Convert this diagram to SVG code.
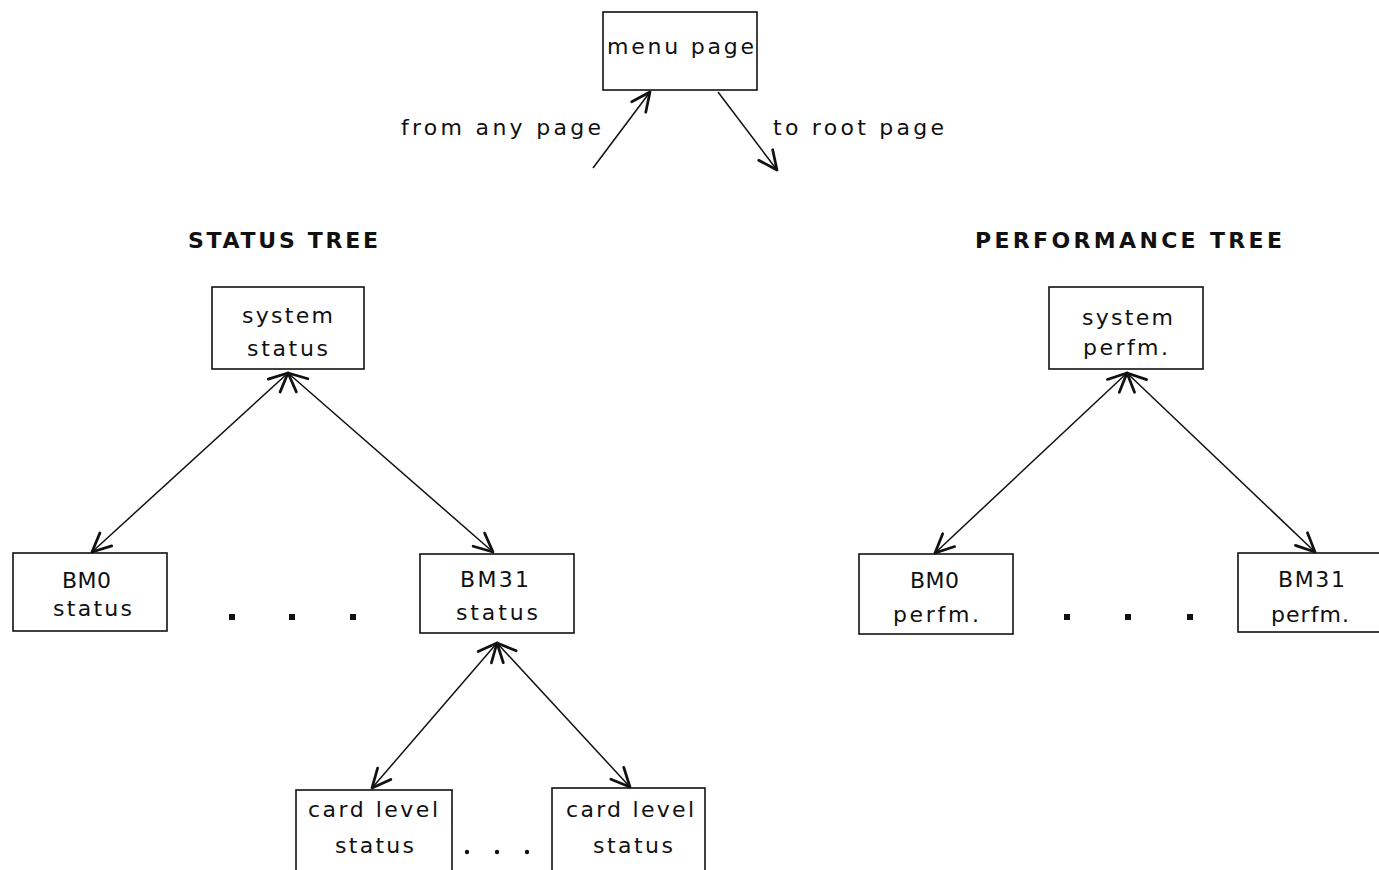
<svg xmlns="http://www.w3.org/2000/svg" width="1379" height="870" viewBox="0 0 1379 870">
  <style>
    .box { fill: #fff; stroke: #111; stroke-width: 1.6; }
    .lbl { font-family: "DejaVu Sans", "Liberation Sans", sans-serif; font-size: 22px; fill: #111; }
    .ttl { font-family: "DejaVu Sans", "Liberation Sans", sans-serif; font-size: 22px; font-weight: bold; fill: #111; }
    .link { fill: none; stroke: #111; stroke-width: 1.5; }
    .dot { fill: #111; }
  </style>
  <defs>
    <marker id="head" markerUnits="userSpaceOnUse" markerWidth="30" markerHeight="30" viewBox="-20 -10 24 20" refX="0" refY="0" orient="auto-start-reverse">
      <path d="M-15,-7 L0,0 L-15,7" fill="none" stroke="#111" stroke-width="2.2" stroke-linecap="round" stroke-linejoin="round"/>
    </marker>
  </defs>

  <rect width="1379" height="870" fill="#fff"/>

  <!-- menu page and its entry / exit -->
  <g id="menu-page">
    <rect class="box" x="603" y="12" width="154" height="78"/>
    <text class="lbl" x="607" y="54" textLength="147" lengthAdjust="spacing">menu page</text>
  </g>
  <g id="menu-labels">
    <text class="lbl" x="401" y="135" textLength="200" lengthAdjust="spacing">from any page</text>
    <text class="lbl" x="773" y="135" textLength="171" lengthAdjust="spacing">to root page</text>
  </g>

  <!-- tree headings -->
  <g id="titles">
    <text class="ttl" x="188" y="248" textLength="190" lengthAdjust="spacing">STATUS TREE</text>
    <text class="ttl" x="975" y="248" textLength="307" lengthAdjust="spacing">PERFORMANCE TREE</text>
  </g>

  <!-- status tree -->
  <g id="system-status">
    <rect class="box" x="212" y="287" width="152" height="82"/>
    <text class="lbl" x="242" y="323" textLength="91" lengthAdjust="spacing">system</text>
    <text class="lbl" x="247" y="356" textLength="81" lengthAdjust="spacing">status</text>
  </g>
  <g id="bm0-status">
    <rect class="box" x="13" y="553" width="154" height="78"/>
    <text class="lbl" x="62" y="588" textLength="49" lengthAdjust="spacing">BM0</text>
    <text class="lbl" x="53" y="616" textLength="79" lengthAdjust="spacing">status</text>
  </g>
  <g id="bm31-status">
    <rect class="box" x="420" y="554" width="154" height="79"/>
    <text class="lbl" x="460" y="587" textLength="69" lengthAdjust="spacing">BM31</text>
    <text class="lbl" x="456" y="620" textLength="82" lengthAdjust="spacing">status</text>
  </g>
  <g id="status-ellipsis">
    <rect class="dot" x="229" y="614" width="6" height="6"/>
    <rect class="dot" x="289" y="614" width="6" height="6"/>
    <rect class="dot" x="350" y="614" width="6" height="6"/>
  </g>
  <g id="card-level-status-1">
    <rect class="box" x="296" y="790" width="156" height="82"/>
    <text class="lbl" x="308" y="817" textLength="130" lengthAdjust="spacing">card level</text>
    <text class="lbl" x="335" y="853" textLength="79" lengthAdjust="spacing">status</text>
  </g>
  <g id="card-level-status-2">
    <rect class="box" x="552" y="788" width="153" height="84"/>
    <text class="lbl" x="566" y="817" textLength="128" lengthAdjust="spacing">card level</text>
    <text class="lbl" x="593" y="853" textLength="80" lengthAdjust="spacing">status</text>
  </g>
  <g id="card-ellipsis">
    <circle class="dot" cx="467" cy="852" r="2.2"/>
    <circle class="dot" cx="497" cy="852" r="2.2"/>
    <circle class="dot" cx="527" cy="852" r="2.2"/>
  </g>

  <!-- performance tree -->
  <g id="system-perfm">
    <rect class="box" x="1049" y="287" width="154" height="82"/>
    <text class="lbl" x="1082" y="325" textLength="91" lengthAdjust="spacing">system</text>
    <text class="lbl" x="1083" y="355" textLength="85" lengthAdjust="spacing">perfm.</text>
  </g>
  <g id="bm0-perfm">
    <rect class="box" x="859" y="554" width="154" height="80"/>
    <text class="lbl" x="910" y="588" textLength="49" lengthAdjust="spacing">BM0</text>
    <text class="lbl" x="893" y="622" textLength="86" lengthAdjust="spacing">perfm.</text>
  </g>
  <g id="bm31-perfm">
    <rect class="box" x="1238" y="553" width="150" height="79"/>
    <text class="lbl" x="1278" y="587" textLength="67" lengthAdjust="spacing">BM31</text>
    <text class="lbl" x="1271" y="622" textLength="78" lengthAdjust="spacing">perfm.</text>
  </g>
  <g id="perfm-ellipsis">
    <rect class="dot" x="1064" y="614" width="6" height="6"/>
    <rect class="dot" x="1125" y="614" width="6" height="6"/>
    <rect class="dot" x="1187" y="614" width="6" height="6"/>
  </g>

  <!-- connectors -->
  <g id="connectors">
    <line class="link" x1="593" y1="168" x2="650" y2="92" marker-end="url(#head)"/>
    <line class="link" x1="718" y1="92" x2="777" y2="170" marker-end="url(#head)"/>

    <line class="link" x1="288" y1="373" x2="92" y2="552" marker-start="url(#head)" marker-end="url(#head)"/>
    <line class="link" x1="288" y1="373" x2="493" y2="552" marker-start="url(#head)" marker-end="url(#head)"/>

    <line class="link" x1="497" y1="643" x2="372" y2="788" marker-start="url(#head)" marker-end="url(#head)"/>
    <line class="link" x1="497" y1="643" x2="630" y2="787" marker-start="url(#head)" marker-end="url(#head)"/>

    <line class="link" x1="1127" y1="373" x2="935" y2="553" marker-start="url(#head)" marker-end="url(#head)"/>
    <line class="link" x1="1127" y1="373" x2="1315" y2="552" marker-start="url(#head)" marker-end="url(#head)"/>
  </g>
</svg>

Your task
Repeat the material above in full and exactly, apart from the pictures.

Worked solution
Convert this diagram to SVG code.
<svg xmlns="http://www.w3.org/2000/svg" width="1379" height="870" viewBox="0 0 1379 870">
  <style>
    .box { fill: #fff; stroke: #111; stroke-width: 1.6; }
    .lbl { font-family: "DejaVu Sans", "Liberation Sans", sans-serif; font-size: 22px; fill: #111; }
    .ttl { font-family: "DejaVu Sans", "Liberation Sans", sans-serif; font-size: 22px; font-weight: bold; fill: #111; }
    .link { fill: none; stroke: #111; stroke-width: 1.5; }
    .dot { fill: #111; }
  </style>
  <defs>
    <marker id="head" markerUnits="userSpaceOnUse" markerWidth="30" markerHeight="30" viewBox="-20 -10 24 20" refX="0" refY="0" orient="auto-start-reverse">
      <path d="M-15,-7 L0,0 L-15,7" fill="none" stroke="#111" stroke-width="2.2" stroke-linecap="round" stroke-linejoin="round"/>
    </marker>
  </defs>

  <rect width="1379" height="870" fill="#fff"/>

  <!-- menu page and its entry / exit -->
  <g id="menu-page">
    <rect class="box" x="603" y="12" width="154" height="78"/>
    <text class="lbl" x="607" y="54" textLength="147" lengthAdjust="spacing">menu page</text>
  </g>
  <g id="menu-labels">
    <text class="lbl" x="401" y="135" textLength="200" lengthAdjust="spacing">from any page</text>
    <text class="lbl" x="773" y="135" textLength="171" lengthAdjust="spacing">to root page</text>
  </g>

  <!-- tree headings -->
  <g id="titles">
    <text class="ttl" x="188" y="248" textLength="190" lengthAdjust="spacing">STATUS TREE</text>
    <text class="ttl" x="975" y="248" textLength="307" lengthAdjust="spacing">PERFORMANCE TREE</text>
  </g>

  <!-- status tree -->
  <g id="system-status">
    <rect class="box" x="212" y="287" width="152" height="82"/>
    <text class="lbl" x="242" y="323" textLength="91" lengthAdjust="spacing">system</text>
    <text class="lbl" x="247" y="356" textLength="81" lengthAdjust="spacing">status</text>
  </g>
  <g id="bm0-status">
    <rect class="box" x="13" y="553" width="154" height="78"/>
    <text class="lbl" x="62" y="588" textLength="49" lengthAdjust="spacing">BM0</text>
    <text class="lbl" x="53" y="616" textLength="79" lengthAdjust="spacing">status</text>
  </g>
  <g id="bm31-status">
    <rect class="box" x="420" y="554" width="154" height="79"/>
    <text class="lbl" x="460" y="587" textLength="69" lengthAdjust="spacing">BM31</text>
    <text class="lbl" x="456" y="620" textLength="82" lengthAdjust="spacing">status</text>
  </g>
  <g id="status-ellipsis">
    <rect class="dot" x="229" y="614" width="6" height="6"/>
    <rect class="dot" x="289" y="614" width="6" height="6"/>
    <rect class="dot" x="350" y="614" width="6" height="6"/>
  </g>
  <g id="card-level-status-1">
    <rect class="box" x="296" y="790" width="156" height="82"/>
    <text class="lbl" x="308" y="817" textLength="130" lengthAdjust="spacing">card level</text>
    <text class="lbl" x="335" y="853" textLength="79" lengthAdjust="spacing">status</text>
  </g>
  <g id="card-level-status-2">
    <rect class="box" x="552" y="788" width="153" height="84"/>
    <text class="lbl" x="566" y="817" textLength="128" lengthAdjust="spacing">card level</text>
    <text class="lbl" x="593" y="853" textLength="80" lengthAdjust="spacing">status</text>
  </g>
  <g id="card-ellipsis">
    <circle class="dot" cx="467" cy="852" r="2.2"/>
    <circle class="dot" cx="497" cy="852" r="2.2"/>
    <circle class="dot" cx="527" cy="852" r="2.2"/>
  </g>

  <!-- performance tree -->
  <g id="system-perfm">
    <rect class="box" x="1049" y="287" width="154" height="82"/>
    <text class="lbl" x="1082" y="325" textLength="91" lengthAdjust="spacing">system</text>
    <text class="lbl" x="1083" y="355" textLength="85" lengthAdjust="spacing">perfm.</text>
  </g>
  <g id="bm0-perfm">
    <rect class="box" x="859" y="554" width="154" height="80"/>
    <text class="lbl" x="910" y="588" textLength="49" lengthAdjust="spacing">BM0</text>
    <text class="lbl" x="893" y="622" textLength="86" lengthAdjust="spacing">perfm.</text>
  </g>
  <g id="bm31-perfm">
    <rect class="box" x="1238" y="553" width="150" height="79"/>
    <text class="lbl" x="1278" y="587" textLength="67" lengthAdjust="spacing">BM31</text>
    <text class="lbl" x="1271" y="622" textLength="78" lengthAdjust="spacing">perfm.</text>
  </g>
  <g id="perfm-ellipsis">
    <rect class="dot" x="1064" y="614" width="6" height="6"/>
    <rect class="dot" x="1125" y="614" width="6" height="6"/>
    <rect class="dot" x="1187" y="614" width="6" height="6"/>
  </g>

  <!-- connectors -->
  <g id="connectors">
    <line class="link" x1="593" y1="168" x2="650" y2="92" marker-end="url(#head)"/>
    <line class="link" x1="718" y1="92" x2="777" y2="170" marker-end="url(#head)"/>

    <line class="link" x1="288" y1="373" x2="92" y2="552" marker-start="url(#head)" marker-end="url(#head)"/>
    <line class="link" x1="288" y1="373" x2="493" y2="552" marker-start="url(#head)" marker-end="url(#head)"/>

    <line class="link" x1="497" y1="643" x2="372" y2="788" marker-start="url(#head)" marker-end="url(#head)"/>
    <line class="link" x1="497" y1="643" x2="630" y2="787" marker-start="url(#head)" marker-end="url(#head)"/>

    <line class="link" x1="1127" y1="373" x2="935" y2="553" marker-start="url(#head)" marker-end="url(#head)"/>
    <line class="link" x1="1127" y1="373" x2="1315" y2="552" marker-start="url(#head)" marker-end="url(#head)"/>
  </g>
</svg>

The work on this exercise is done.